Whooping cough used to take the lives of thousands of newborns each year. Before a vaccine arrived, thousands of people were hospitalized with the disease; hundreds died annually. Remember smallpox? Vaccines officially eradicated the global scourge in 1980.

Life without a vaccine

None of us need a reminder, though. COVID-19 is still surging around the country. However, even if an effective vaccine is debuting soon, only 58 percent of Americans said they would get a COVID-19 vaccine, according to a November Gallup poll.

Though the figure is up from 50 percent in September, it’s still a serious challenge that we must address head-on. An effective COVID-19 vaccine won’t fulfill its mission without an equally effective vaccine education. Transparency and trust-building will be paramount in the coming months, especially in communities of color disproportionately impacted by COVID-19 and where mistrust in healthcare systems is high.

Vaccines work

Before a vaccine ever makes it to the public, federal science agencies oversee an extensive testing phase to ensure it’s safe and effective. Often, this process can take years; though for COVID-19, global mobilization and many years of existing research have helped speed up the process. 

A new vaccine is first studied in animals and then in humans in three phases — first in a small number of people before expanding to hundreds and then to thousands. As of mid-November, 12 coronavirus vaccines had begun phase 3 trials, which include large-scale efficacy tests. Multiple layers of scientists pour over the data. After a vaccine is approved, officials begin monitoring their use and investigating any potential safety concerns. Systems such as the national Vaccine Adverse Event Reporting System are already set up to do this kind of surveillance and are specifically designed to detect safety issues in their earliest stages.

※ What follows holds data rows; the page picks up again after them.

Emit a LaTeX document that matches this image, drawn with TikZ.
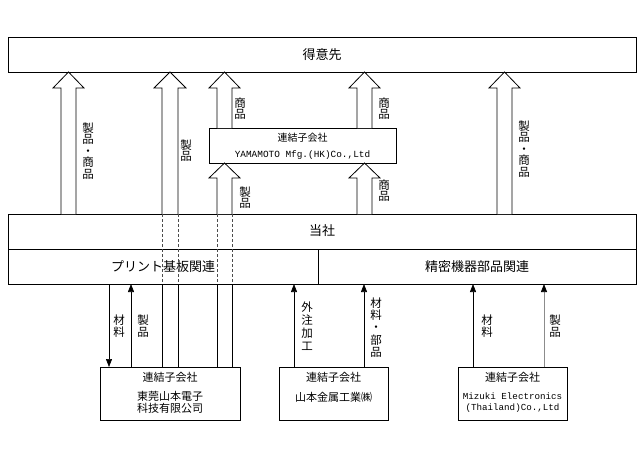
\documentclass[tikz,border=0pt]{standalone}
\usepackage{fontspec}
\setmainfont{Noto Sans CJK JP}
\newfontfamily\monof{Liberation Mono}
\usetikzlibrary{arrows.meta}
\tikzset{
  box/.style={draw, line width=0.9pt, fill=white, inner sep=0pt},
  harr/.style={draw, line width=0.8pt, fill=white, line join=miter},
  thinarr/.style={line width=0.6pt, -{Triangle[width=6pt,length=8pt]}},
  grayarr/.style={line width=0.7pt, draw=black!45, -{Triangle[width=6pt,length=8pt,color=black]}},
  vlab/.style={align=center, inner sep=0pt, font=\fontsize{11.5}{11.5}\selectfont},
  vlabw/.style={align=center, inner sep=0pt, font=\fontsize{11.5}{13}\selectfont},
  big/.style={font=\fontsize{13}{13}\selectfont},
  mid/.style={font=\fontsize{11}{11}\selectfont},
}
\newcommand\harrow[5]{\draw[harr] (#1,#3) -- (#1,#5) -- ({#1-8},#5) -- ({(#1+#2)/2},#4) -- ({#2+8},#5) -- (#2,#5) -- (#2,#3);}
\begin{document}
\begin{tikzpicture}[x=1pt,y=-1pt]
\useasboundingbox (0,0) rectangle (643,455);
% top box
\draw[box] (8,37) rectangle (636,72);
\node[big] (tokui) at (322,54.5) {得意先};
% HK box
\draw[box] (209,128) rectangle (396,163);
\node[font=\fontsize{10}{10}\selectfont] (hk1) at (302.5,137.5) {連結子会社};
\node[font=\monof\fontsize{9.4}{9.4}\selectfont] (hk2) at (302.5,155) {YAMAMOTO Mfg.(HK)Co.,Ltd};
% 当社 box
\draw[box] (8,214) rectangle (636,284);
\draw[line width=0.9pt] (8,249) -- (636,249);
\draw[line width=0.9pt] (318,249) -- (318,284);
\node[big] (tosha) at (322,231) {当社};
\node[big] (print) at (163,267) {プリント基板関連};
\node[big] (seimitsu) at (477,267) {精密機器部品関連};
% hollow arrows
\harrow{61}{76}{214}{72}{88}
\harrow{162}{178}{214}{72}{88}
\harrow{217}{232}{128}{72}{88}
\harrow{217}{232}{214}{163}{178}
\harrow{357}{372}{128}{72}{88}
\harrow{357}{372}{214}{163}{178}
\harrow{497}{512}{214}{72}{88}
% dashed through 当社
\foreach \x in {162,178,217,232} {
  \draw[line width=0.5pt, dash pattern=on 3pt off 2pt, black!70] (\x,214) -- (\x,284);
  \draw[line width=0.8pt] (\x,284) -- (\x,367);
}
% labels of hollow arrows
\node[vlab] (l1) at (88,151) {製\\品\\・\\商\\品};
\node[vlab] (l2) at (186,150.5) {製\\品};
\node[vlab] (l3) at (240,108.5) {商\\品};
\node[vlab] (l4) at (245,197.5) {製\\品};
\node[vlab] (l5) at (384,108.5) {商\\品};
\node[vlab] (l6) at (384,190.5) {商\\品};
\node[vlab] (l7) at (524,149) {製\\品\\・\\商\\品};
% bottom boxes
\draw[box] (100,367) rectangle (240,420);
\node[mid] (b1a) at (170,377.5) {連結子会社};
\node[mid, align=center, font=\fontsize{11}{12}\selectfont] (b1b) at (170,402.5) {東莞山本電子\\科技有限公司};
\draw[box] (279,367) rectangle (388,420);
\node[mid] (b2a) at (333.5,377.5) {連結子会社};
\node[mid] (b2b) at (333.5,397) {山本金属工業㈱};
\draw[box] (458,367) rectangle (567,420);
\node[mid] (b3a) at (512.5,377.5) {連結子会社};
\node[align=center, font=\monof\fontsize{9.2}{11.5}\selectfont] (b3b) at (512.5,402.5) {Mizuki Electronics\\(Thailand)Co.,Ltd};
% thin arrows
\coordinate (top1) at (109,284); \coordinate (bot1) at (109,367);
\coordinate (top2) at (131,284); \coordinate (bot2) at (131,367);
\coordinate (top3) at (294,284); \coordinate (bot3) at (294,367);
\coordinate (top4) at (364,284); \coordinate (bot4) at (364,367);
\coordinate (top5) at (473,284); \coordinate (bot5) at (473,367);
\coordinate (top6) at (544,284); \coordinate (bot6) at (544,367);
\draw[thinarr] (top1) -- (bot1);
\draw[thinarr] (bot2) -- (top2);
\draw[thinarr] (bot3) -- (top3);
\draw[thinarr] (bot4) -- (top4);
\draw[thinarr] (bot5) -- (top5);
\draw[grayarr] (bot6) -- (top6);
\node[vlab] (m1) at (119,326) {材\\料};
\node[vlab] (m2) at (143,326) {製\\品};
\node[vlabw] (m3) at (307,326) {外\\注\\加\\工};
\node[vlab, font=\fontsize{11.5}{12.3}\selectfont] (m4) at (376,327.5) {材\\料\\・\\部\\品};
\node[vlab] (m5) at (487,326) {材\\料};
\node[vlab] (m6) at (555,326) {製\\品};
\end{tikzpicture}
\end{document}
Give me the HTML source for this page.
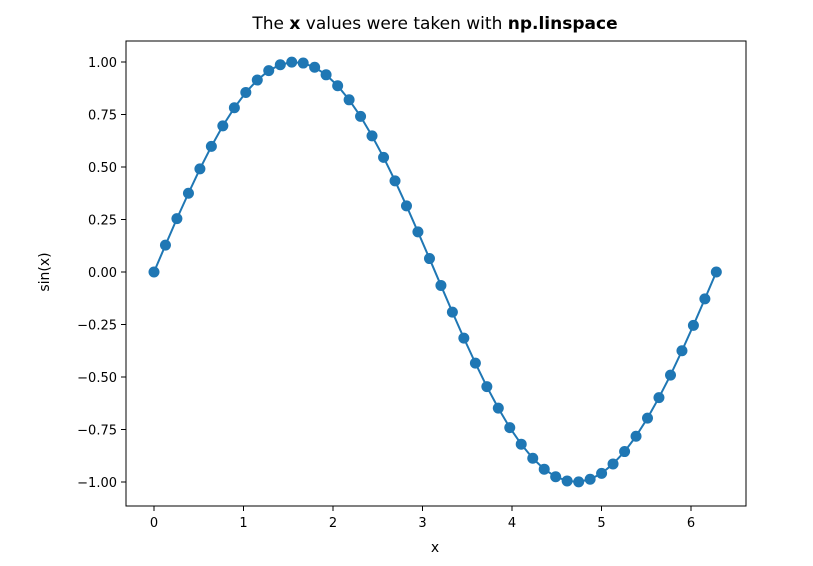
<!DOCTYPE html>
<html><head><meta charset="utf-8"><style>
body{margin:0;background:#fff;}
svg text{font-family:"DejaVu Sans","Liberation Sans",sans-serif;fill:#000;}
</style></head><body>
<svg id="chart" width="813" height="561" xmlns="http://www.w3.org/2000/svg">
<rect x="0" y="0" width="813" height="561" fill="#fff"/>
<text x="435" y="29" font-size="17" text-anchor="middle">The <tspan font-weight="bold">x</tspan> values were taken with <tspan font-weight="bold">np.</tspan><tspan font-weight="bold">linspace</tspan></text>
<g id="plot"></g>
<rect x="126" y="41" width="620" height="465" fill="none" stroke="#000" stroke-width="1"/>
<text x="435" y="552" font-size="14" text-anchor="middle">x</text>
<text x="0" y="0" font-size="14" text-anchor="middle" transform="translate(49,272) rotate(-90)">sin(x)</text>
</svg>
<script>
const xValues=[0,0.128,0.256,0.385,0.513,0.641,0.769,0.898,1.026,1.154,1.282,1.411,1.539,1.667,1.795,1.923,2.052,2.180,2.308,2.436,2.565,2.693,2.821,2.949,3.078,3.206,3.334,3.462,3.591,3.719,3.847,3.975,4.103,4.232,4.360,4.488,4.616,4.745,4.873,5.001,5.129,5.258,5.386,5.514,5.642,5.771,5.899,6.027,6.155,6.283];
const yValues=[0,0.128,0.254,0.375,0.491,0.598,0.696,0.782,0.855,0.914,0.959,0.987,0.9995,0.995,0.975,0.939,0.887,0.820,0.741,0.648,0.546,0.434,0.315,0.191,0.064,-0.064,-0.191,-0.315,-0.434,-0.546,-0.648,-0.741,-0.820,-0.887,-0.939,-0.975,-0.995,-0.9995,-0.987,-0.959,-0.914,-0.855,-0.782,-0.696,-0.598,-0.491,-0.375,-0.254,-0.128,0];
const xTicks=[0,1,2,3,4,5,6];
const yTicks=[-1,-0.75,-0.5,-0.25,0,0.25,0.5,0.75,1];
const yTickLabels=["\u22121.00","\u22120.75","\u22120.50","\u22120.25","0.00","0.25","0.50","0.75","1.00"];
function sx(v){return 154+v*89.5;}
function sy(v){return 272-v*210;}
const NS="http://www.w3.org/2000/svg";
const g=document.getElementById('plot');
function mk(t,a){const e=document.createElementNS(NS,t);for(const k in a)e.setAttribute(k,a[k]);g.appendChild(e);return e;}
xTicks.forEach(t=>{
  const l=mk('line',{x1:sx(t),x2:sx(t),y1:506,y2:511,stroke:'#000'});
  
  
  const tx=mk('text',{x:sx(t),y:527,'font-size':13,'text-anchor':'middle'});tx.textContent=t;
  
  
});
yTicks.forEach((t,i)=>{
  const l=mk('line',{x1:121,x2:126,y1:sy(t),y2:sy(t),stroke:'#000'});
  
  
  const tx=mk('text',{x:117,y:sy(t)+5,'font-size':13,'text-anchor':'end'});tx.textContent=yTickLabels[i];
  
  
});
const pts=xValues.map((x,i)=>sx(x)+','+sy(yValues[i])).join(' ');
const line=mk('polyline',{points:pts,fill:'none',stroke:'#1f77b4','stroke-width':2});


xValues.forEach((x,i)=>{
  const c=mk('circle',{cx:sx(x),cy:sy(yValues[i]),r:5.5,fill:'#1f77b4'});
  
  
});
</script>
</body></html>
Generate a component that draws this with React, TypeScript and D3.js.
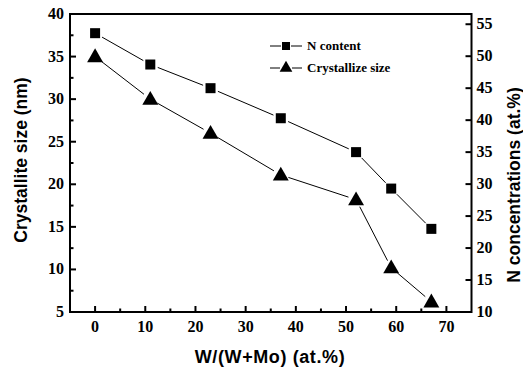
import * as d3 from "d3";

const ratios = [0, 11, 23, 37, 52, 59, 67];
const nContent = [53.6, 48.7, 45.0, 40.3, 35.0, 29.3, 23.0];
const crystalSize = [35.0, 30.0, 26.0, 21.1, 18.2, 10.2, 6.2];

const xTicks = [0, 10, 20, 30, 40, 50, 60, 70];
const leftTicks = [5, 10, 15, 20, 25, 30, 35, 40];
const rightTicks = [10, 15, 20, 25, 30, 35, 40, 45, 50, 55];

const W = 523;
const H = 371;
const left = 70;
const right = 471.5;
const top = 14;
const bottom = 312;

const serif = "'Liberation Serif', 'Times New Roman', serif";
const sans = "'Liberation Sans', Arial, sans-serif";

// shorten a segment so it stops short of the markers, like the original plot
function gapSegment(x1: number, y1: number, x2: number, y2: number, g1: number, g2: number) {
  const dx = x2 - x1;
  const dy = y2 - y1;
  const len = Math.hypot(dx, dy);
  const ux = dx / len;
  const uy = dy / len;
  return { x1: x1 + ux * g1, y1: y1 + uy * g1, x2: x2 - ux * g2, y2: y2 - uy * g2 };
}

const Square = ({ x, y }: { x: number; y: number }) => (
  <rect x={x - 5} y={y - 5} width={10} height={10} fill="#000" />
);

const Triangle = ({ x, y }: { x: number; y: number }) => {
  const s = d3.symbol(d3.symbolTriangle, 110)();
  return <path d={s!} transform={`translate(${x},${y + 1})`} fill="#000" />;
};

export default function App() {
  const x = d3.scaleLinear().domain([-5, 75]).range([left, right]);
  const yL = d3.scaleLinear().domain([5, 40]).range([bottom, top]);
  const yR = d3.scaleLinear().domain([10, 56.6]).range([bottom, top]);

  const xMinor = d3.range(-5, 75, 5).filter((v) => v % 10 !== 0 && v > -5);
  const yMinor = d3.range(7.5, 40, 5);

  const sqPts = ratios.map((r, i) => [x(r), yR(nContent[i])]);
  const triPts = ratios.map((r, i) => [x(r), yL(crystalSize[i])]);

  return (
    <svg
      width={W}
      height={H}
      style={{ position: "absolute", left: 0, top: 0, background: "#fff" }}
    >
      <rect width={W} height={H} fill="#fff" />

      {/* data lines */}
      {sqPts.slice(1).map((p, i) => {
        const s = gapSegment(sqPts[i][0], sqPts[i][1], p[0], p[1], 8, 8);
        return <line key={"sl" + i} {...s} stroke="#000" strokeWidth={1} />;
      })}
      {triPts.slice(1).map((p, i) => {
        const s = gapSegment(triPts[i][0], triPts[i][1], p[0], p[1], 8, 8);
        return <line key={"tl" + i} {...s} stroke="#000" strokeWidth={1} />;
      })}
      {sqPts.map((p, i) => (
        <Square key={"s" + i} x={p[0]} y={p[1]} />
      ))}
      {triPts.map((p, i) => (
        <Triangle key={"t" + i} x={p[0]} y={p[1]} />
      ))}

      {/* frame */}
      <rect
        x={left}
        y={top}
        width={right - left}
        height={bottom - top}
        fill="none"
        stroke="#000"
        strokeWidth={2}
      />

      {/* bottom axis */}
      {xTicks.map((t) => (
        <g key={"x" + t}>
          <line x1={x(t)} x2={x(t)} y1={bottom} y2={bottom - 6} stroke="#000" strokeWidth={2} />
          <text
            x={x(t)}
            y={bottom + 20}
            textAnchor="middle"
            fontFamily={serif}
            fontWeight="bold"
            fontSize={16}
          >
            {t}
          </text>
        </g>
      ))}
      {xMinor.map((t) => (
        <line key={"xm" + t} x1={x(t)} x2={x(t)} y1={bottom} y2={bottom - 3.5} stroke="#000" strokeWidth={2} />
      ))}

      {/* left axis */}
      {leftTicks.map((t) => (
        <g key={"l" + t}>
          <line x1={left} x2={left + 6} y1={yL(t)} y2={yL(t)} stroke="#000" strokeWidth={2} />
          <text
            x={left - 6}
            y={yL(t) + 5}
            textAnchor="end"
            fontFamily={serif}
            fontWeight="bold"
            fontSize={16}
          >
            {t}
          </text>
        </g>
      ))}
      {yMinor.map((t) => (
        <line key={"lm" + t} x1={left} x2={left + 3.5} y1={yL(t)} y2={yL(t)} stroke="#000" strokeWidth={2} />
      ))}

      {/* right axis */}
      {rightTicks.map((t) => (
        <g key={"r" + t}>
          <line x1={right} x2={right - 6} y1={yR(t)} y2={yR(t)} stroke="#000" strokeWidth={2} />
          <text
            x={right + 5}
            y={yR(t) + 5}
            textAnchor="start"
            fontFamily={serif}
            fontWeight="bold"
            fontSize={16}
          >
            {t}
          </text>
        </g>
      ))}

      {/* axis titles */}
      <text
        x={270}
        y={363}
        textAnchor="middle"
        fontFamily={sans}
        fontWeight="bold"
        fontSize={18}
        letterSpacing={0.6}
      >
        W/(W+Mo) (at.%)
      </text>
      <text
        transform="translate(27,160) rotate(-90)"
        textAnchor="middle"
        fontFamily={sans}
        fontWeight="bold"
        fontSize={17.5}
      >
        Crystallite size (nm)
      </text>
      <text
        transform="translate(520,185) rotate(-90)"
        textAnchor="middle"
        fontFamily={sans}
        fontWeight="bold"
        fontSize={17.5}
      >
        N concentrations (at.%)
      </text>

      {/* legend */}
      <g fontFamily={serif} fontWeight="bold" fontSize={13}>
        <line x1={270} x2={281} y1={46} y2={46} stroke="#000" />
        <line x1={291} x2={302} y1={46} y2={46} stroke="#000" />
        <rect x={282} y={42} width={8} height={8} fill="#000" />
        <text x={307} y={50}>N content</text>
        <line x1={270} x2={280} y1={68} y2={68} stroke="#000" />
        <line x1={292} x2={302} y1={68} y2={68} stroke="#000" />
        <path d={d3.symbol(d3.symbolTriangle, 70)()!} transform="translate(286,68)" fill="#000" />
        <text x={307} y={72}>Crystallize size</text>
      </g>
    </svg>
  );
}
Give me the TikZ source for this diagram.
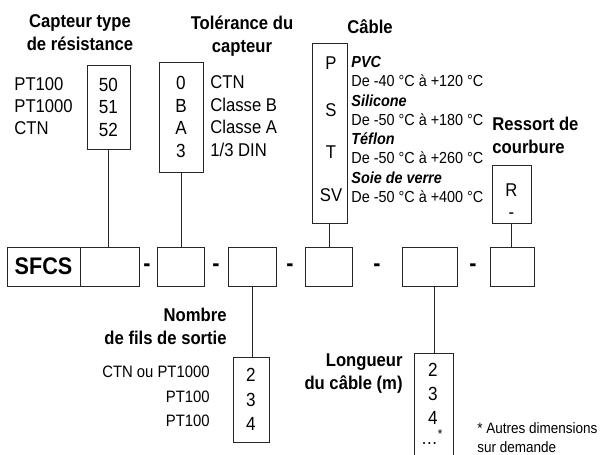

These systems have served us well for many decades, producing safe and effective vaccines that saved millions of American lives. The research remains overwhelming that vaccines are one of the greatest disease-fighting tools ever discovered.

Soon, we’ll have a chance to wield one against COVID-19, too, but just as its development is a collective effort, so too is the effort to get people to roll up their sleeves and get immunized. For that, we must all come together to spread the word far and wide: Vaccines work.